*Work required*
Leave out any picture and return the remaining listing below exactly as given.
_ _ _ _
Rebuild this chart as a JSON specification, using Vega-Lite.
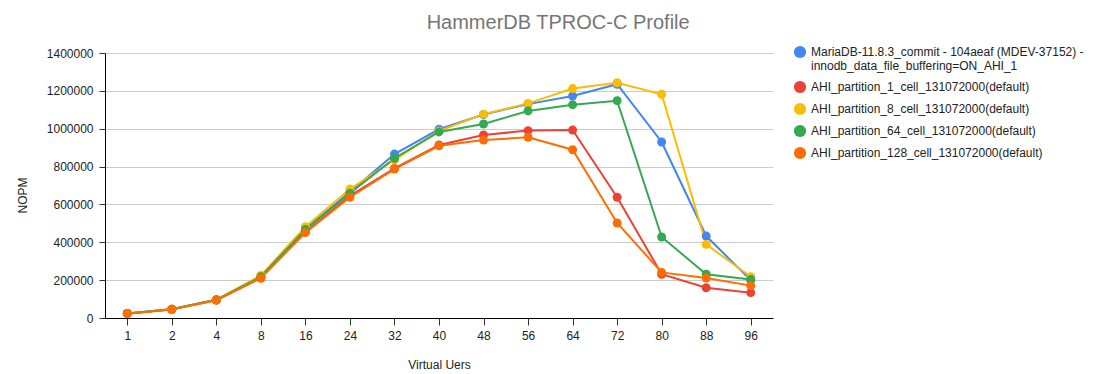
{
  "$schema": "https://vega.github.io/schema/vega-lite/v6.json",
  "width": 668,
  "height": 265,
  "autosize": {"type": "none"},
  "padding": {"left": 105, "top": 53, "right": 320, "bottom": 56},
  "background": "white",
  "title": {
    "text": "HammerDB TPROC-C Profile",
    "frame": "bounds",
    "anchor": "middle",
    "fontSize": 20,
    "font": "Liberation Sans",
    "fontWeight": "normal",
    "color": "#757575",
    "offset": 12,
    "dx": 8
  },
  "config": {
    "font": "Liberation Sans",
    "view": {"stroke": null},
    "axis": {
      "labelFont": "Liberation Sans",
      "titleFont": "Liberation Sans",
      "labelFontSize": 12,
      "titleFontSize": 12,
      "titleFontWeight": "normal",
      "labelColor": "#222222",
      "titleColor": "#222222",
      "domainColor": "#000000",
      "tickColor": "#333333"
    },
    "legend": {
      "labelFont": "Liberation Sans",
      "labelFontSize": 12,
      "labelColor": "#222222",
      "rowPadding": 8,
      "labelLimit": 400
    }
  },
  "data": {
    "values": [
      {"users": 1, "series": "S0", "nopm": 24000},
      {"users": 2, "series": "S0", "nopm": 46000},
      {"users": 4, "series": "S0", "nopm": 96000},
      {"users": 8, "series": "S0", "nopm": 218000},
      {"users": 16, "series": "S0", "nopm": 470000},
      {"users": 24, "series": "S0", "nopm": 665000},
      {"users": 32, "series": "S0", "nopm": 866000},
      {"users": 40, "series": "S0", "nopm": 997000},
      {"users": 48, "series": "S0", "nopm": 1075000},
      {"users": 56, "series": "S0", "nopm": 1130000},
      {"users": 64, "series": "S0", "nopm": 1173000},
      {"users": 72, "series": "S0", "nopm": 1235000},
      {"users": 80, "series": "S0", "nopm": 930000},
      {"users": 88, "series": "S0", "nopm": 433000},
      {"users": 96, "series": "S0", "nopm": 200000},

      {"users": 1, "series": "S1", "nopm": 24000},
      {"users": 2, "series": "S1", "nopm": 46000},
      {"users": 4, "series": "S1", "nopm": 95000},
      {"users": 8, "series": "S1", "nopm": 214000},
      {"users": 16, "series": "S1", "nopm": 455000},
      {"users": 24, "series": "S1", "nopm": 645000},
      {"users": 32, "series": "S1", "nopm": 790000},
      {"users": 40, "series": "S1", "nopm": 914000},
      {"users": 48, "series": "S1", "nopm": 967000},
      {"users": 56, "series": "S1", "nopm": 990000},
      {"users": 64, "series": "S1", "nopm": 993000},
      {"users": 72, "series": "S1", "nopm": 638000},
      {"users": 80, "series": "S1", "nopm": 231000},
      {"users": 88, "series": "S1", "nopm": 160000},
      {"users": 96, "series": "S1", "nopm": 134000},

      {"users": 1, "series": "S2", "nopm": 24000},
      {"users": 2, "series": "S2", "nopm": 47000},
      {"users": 4, "series": "S2", "nopm": 97000},
      {"users": 8, "series": "S2", "nopm": 225000},
      {"users": 16, "series": "S2", "nopm": 482000},
      {"users": 24, "series": "S2", "nopm": 681000},
      {"users": 32, "series": "S2", "nopm": 835000},
      {"users": 40, "series": "S2", "nopm": 988000},
      {"users": 48, "series": "S2", "nopm": 1077000},
      {"users": 56, "series": "S2", "nopm": 1134000},
      {"users": 64, "series": "S2", "nopm": 1212000},
      {"users": 72, "series": "S2", "nopm": 1243000},
      {"users": 80, "series": "S2", "nopm": 1182000},
      {"users": 88, "series": "S2", "nopm": 389000},
      {"users": 96, "series": "S2", "nopm": 218000},

      {"users": 1, "series": "S3", "nopm": 24000},
      {"users": 2, "series": "S3", "nopm": 46000},
      {"users": 4, "series": "S3", "nopm": 96000},
      {"users": 8, "series": "S3", "nopm": 218000},
      {"users": 16, "series": "S3", "nopm": 468000},
      {"users": 24, "series": "S3", "nopm": 659000},
      {"users": 32, "series": "S3", "nopm": 844000},
      {"users": 40, "series": "S3", "nopm": 983000},
      {"users": 48, "series": "S3", "nopm": 1025000},
      {"users": 56, "series": "S3", "nopm": 1094000},
      {"users": 64, "series": "S3", "nopm": 1127000},
      {"users": 72, "series": "S3", "nopm": 1148000},
      {"users": 80, "series": "S3", "nopm": 428000},
      {"users": 88, "series": "S3", "nopm": 231000},
      {"users": 96, "series": "S3", "nopm": 204000},

      {"users": 1, "series": "S4", "nopm": 23000},
      {"users": 2, "series": "S4", "nopm": 45000},
      {"users": 4, "series": "S4", "nopm": 94000},
      {"users": 8, "series": "S4", "nopm": 210000},
      {"users": 16, "series": "S4", "nopm": 451000},
      {"users": 24, "series": "S4", "nopm": 638000},
      {"users": 32, "series": "S4", "nopm": 787000},
      {"users": 40, "series": "S4", "nopm": 910000},
      {"users": 48, "series": "S4", "nopm": 940000},
      {"users": 56, "series": "S4", "nopm": 955000},
      {"users": 64, "series": "S4", "nopm": 889000},
      {"users": 72, "series": "S4", "nopm": 502000},
      {"users": 80, "series": "S4", "nopm": 241000},
      {"users": 88, "series": "S4", "nopm": 211000},
      {"users": 96, "series": "S4", "nopm": 171000}
    ]
  },
  "encoding": {
    "x": {
      "field": "users",
      "type": "ordinal",
      "scale": {"type": "point", "padding": 0.5},
      "axis": {"title": "Virtual Uers", "labelAngle": 0, "tickSize": 7, "labelPadding": 5, "titlePadding": 18, "grid": false}
    },
    "y": {
      "field": "nopm",
      "type": "quantitative",
      "scale": {"domain": [0, 1400000], "nice": false},
      "axis": {"title": "NOPM", "values": [0, 200000, 400000, 600000, 800000, 1000000, 1200000, 1400000], "format": "d", "gridColor": "#cccccc", "tickSize": 6, "labelPadding": 6, "titlePadding": 17, "titleY": 142}
    }
  },
  "layer": [
    {
      "mark": {"type": "line", "strokeWidth": 2},
      "encoding": {
        "stroke": {
          "field": "series",
          "type": "nominal",
          "legend": null,
          "scale": {
            "domain": ["S0", "S1", "S2", "S3", "S4"],
            "range": ["#4285F4", "#EA4335", "#FBBC04", "#34A853", "#FF6D01"]
          }
        }
      }
    },
    {
      "mark": {"type": "point", "filled": true, "size": 80, "opacity": 1, "shape": "circle"},
      "encoding": {
        "color": {
          "field": "series",
          "type": "nominal",
          "scale": {
            "domain": ["S0", "S1", "S2", "S3", "S4"],
            "range": ["#4285F4", "#EA4335", "#FBBC04", "#34A853", "#FF6D01"]
          },
          "legend": {
            "title": null,
            "orient": "none",
            "legendX": 688,
            "legendY": -8,
            "symbolType": "circle",
            "symbolSize": 150,
            "symbolOpacity": 1,
            "labelExpr": "datum.label == 'S0' ? ['MariaDB-11.8.3_commit - 104aeaf (MDEV-37152) -', 'innodb_data_file_buffering=ON_AHI_1'] : datum.label == 'S1' ? 'AHI_partition_1_cell_131072000(default)' : datum.label == 'S2' ? 'AHI_partition_8_cell_131072000(default)' : datum.label == 'S3' ? 'AHI_partition_64_cell_131072000(default)' : 'AHI_partition_128_cell_131072000(default)'"
          }
        }
      }
    }
  ],
  "resolve": {"scale": {"stroke": "independent", "color": "independent"}}
}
_ _ _ _
*The solution*
Rebuild this chart as a JSON specification, using Vega-Lite.
{
  "$schema": "https://vega.github.io/schema/vega-lite/v6.json",
  "width": 668,
  "height": 265,
  "autosize": {"type": "none"},
  "padding": {"left": 105, "top": 53, "right": 320, "bottom": 56},
  "background": "white",
  "title": {
    "text": "HammerDB TPROC-C Profile",
    "frame": "bounds",
    "anchor": "middle",
    "fontSize": 20,
    "font": "Liberation Sans",
    "fontWeight": "normal",
    "color": "#757575",
    "offset": 12,
    "dx": 8
  },
  "config": {
    "font": "Liberation Sans",
    "view": {"stroke": null},
    "axis": {
      "labelFont": "Liberation Sans",
      "titleFont": "Liberation Sans",
      "labelFontSize": 12,
      "titleFontSize": 12,
      "titleFontWeight": "normal",
      "labelColor": "#222222",
      "titleColor": "#222222",
      "domainColor": "#000000",
      "tickColor": "#333333"
    },
    "legend": {
      "labelFont": "Liberation Sans",
      "labelFontSize": 12,
      "labelColor": "#222222",
      "rowPadding": 8,
      "labelLimit": 400
    }
  },
  "data": {
    "values": [
      {"users": 1, "series": "S0", "nopm": 24000},
      {"users": 2, "series": "S0", "nopm": 46000},
      {"users": 4, "series": "S0", "nopm": 96000},
      {"users": 8, "series": "S0", "nopm": 218000},
      {"users": 16, "series": "S0", "nopm": 470000},
      {"users": 24, "series": "S0", "nopm": 665000},
      {"users": 32, "series": "S0", "nopm": 866000},
      {"users": 40, "series": "S0", "nopm": 997000},
      {"users": 48, "series": "S0", "nopm": 1075000},
      {"users": 56, "series": "S0", "nopm": 1130000},
      {"users": 64, "series": "S0", "nopm": 1173000},
      {"users": 72, "series": "S0", "nopm": 1235000},
      {"users": 80, "series": "S0", "nopm": 930000},
      {"users": 88, "series": "S0", "nopm": 433000},
      {"users": 96, "series": "S0", "nopm": 200000},

      {"users": 1, "series": "S1", "nopm": 24000},
      {"users": 2, "series": "S1", "nopm": 46000},
      {"users": 4, "series": "S1", "nopm": 95000},
      {"users": 8, "series": "S1", "nopm": 214000},
      {"users": 16, "series": "S1", "nopm": 455000},
      {"users": 24, "series": "S1", "nopm": 645000},
      {"users": 32, "series": "S1", "nopm": 790000},
      {"users": 40, "series": "S1", "nopm": 914000},
      {"users": 48, "series": "S1", "nopm": 967000},
      {"users": 56, "series": "S1", "nopm": 990000},
      {"users": 64, "series": "S1", "nopm": 993000},
      {"users": 72, "series": "S1", "nopm": 638000},
      {"users": 80, "series": "S1", "nopm": 231000},
      {"users": 88, "series": "S1", "nopm": 160000},
      {"users": 96, "series": "S1", "nopm": 134000},

      {"users": 1, "series": "S2", "nopm": 24000},
      {"users": 2, "series": "S2", "nopm": 47000},
      {"users": 4, "series": "S2", "nopm": 97000},
      {"users": 8, "series": "S2", "nopm": 225000},
      {"users": 16, "series": "S2", "nopm": 482000},
      {"users": 24, "series": "S2", "nopm": 681000},
      {"users": 32, "series": "S2", "nopm": 835000},
      {"users": 40, "series": "S2", "nopm": 988000},
      {"users": 48, "series": "S2", "nopm": 1077000},
      {"users": 56, "series": "S2", "nopm": 1134000},
      {"users": 64, "series": "S2", "nopm": 1212000},
      {"users": 72, "series": "S2", "nopm": 1243000},
      {"users": 80, "series": "S2", "nopm": 1182000},
      {"users": 88, "series": "S2", "nopm": 389000},
      {"users": 96, "series": "S2", "nopm": 218000},

      {"users": 1, "series": "S3", "nopm": 24000},
      {"users": 2, "series": "S3", "nopm": 46000},
      {"users": 4, "series": "S3", "nopm": 96000},
      {"users": 8, "series": "S3", "nopm": 218000},
      {"users": 16, "series": "S3", "nopm": 468000},
      {"users": 24, "series": "S3", "nopm": 659000},
      {"users": 32, "series": "S3", "nopm": 844000},
      {"users": 40, "series": "S3", "nopm": 983000},
      {"users": 48, "series": "S3", "nopm": 1025000},
      {"users": 56, "series": "S3", "nopm": 1094000},
      {"users": 64, "series": "S3", "nopm": 1127000},
      {"users": 72, "series": "S3", "nopm": 1148000},
      {"users": 80, "series": "S3", "nopm": 428000},
      {"users": 88, "series": "S3", "nopm": 231000},
      {"users": 96, "series": "S3", "nopm": 204000},

      {"users": 1, "series": "S4", "nopm": 23000},
      {"users": 2, "series": "S4", "nopm": 45000},
      {"users": 4, "series": "S4", "nopm": 94000},
      {"users": 8, "series": "S4", "nopm": 210000},
      {"users": 16, "series": "S4", "nopm": 451000},
      {"users": 24, "series": "S4", "nopm": 638000},
      {"users": 32, "series": "S4", "nopm": 787000},
      {"users": 40, "series": "S4", "nopm": 910000},
      {"users": 48, "series": "S4", "nopm": 940000},
      {"users": 56, "series": "S4", "nopm": 955000},
      {"users": 64, "series": "S4", "nopm": 889000},
      {"users": 72, "series": "S4", "nopm": 502000},
      {"users": 80, "series": "S4", "nopm": 241000},
      {"users": 88, "series": "S4", "nopm": 211000},
      {"users": 96, "series": "S4", "nopm": 171000}
    ]
  },
  "encoding": {
    "x": {
      "field": "users",
      "type": "ordinal",
      "scale": {"type": "point", "padding": 0.5},
      "axis": {"title": "Virtual Uers", "labelAngle": 0, "tickSize": 7, "labelPadding": 5, "titlePadding": 18, "grid": false}
    },
    "y": {
      "field": "nopm",
      "type": "quantitative",
      "scale": {"domain": [0, 1400000], "nice": false},
      "axis": {"title": "NOPM", "values": [0, 200000, 400000, 600000, 800000, 1000000, 1200000, 1400000], "format": "d", "gridColor": "#cccccc", "tickSize": 6, "labelPadding": 6, "titlePadding": 17, "titleY": 142}
    }
  },
  "layer": [
    {
      "mark": {"type": "line", "strokeWidth": 2},
      "encoding": {
        "stroke": {
          "field": "series",
          "type": "nominal",
          "legend": null,
          "scale": {
            "domain": ["S0", "S1", "S2", "S3", "S4"],
            "range": ["#4285F4", "#EA4335", "#FBBC04", "#34A853", "#FF6D01"]
          }
        }
      }
    },
    {
      "mark": {"type": "point", "filled": true, "size": 80, "opacity": 1, "shape": "circle"},
      "encoding": {
        "color": {
          "field": "series",
          "type": "nominal",
          "scale": {
            "domain": ["S0", "S1", "S2", "S3", "S4"],
            "range": ["#4285F4", "#EA4335", "#FBBC04", "#34A853", "#FF6D01"]
          },
          "legend": {
            "title": null,
            "orient": "none",
            "legendX": 688,
            "legendY": -8,
            "symbolType": "circle",
            "symbolSize": 150,
            "symbolOpacity": 1,
            "labelExpr": "datum.label == 'S0' ? ['MariaDB-11.8.3_commit - 104aeaf (MDEV-37152) -', 'innodb_data_file_buffering=ON_AHI_1'] : datum.label == 'S1' ? 'AHI_partition_1_cell_131072000(default)' : datum.label == 'S2' ? 'AHI_partition_8_cell_131072000(default)' : datum.label == 'S3' ? 'AHI_partition_64_cell_131072000(default)' : 'AHI_partition_128_cell_131072000(default)'"
          }
        }
      }
    }
  ],
  "resolve": {"scale": {"stroke": "independent", "color": "independent"}}
}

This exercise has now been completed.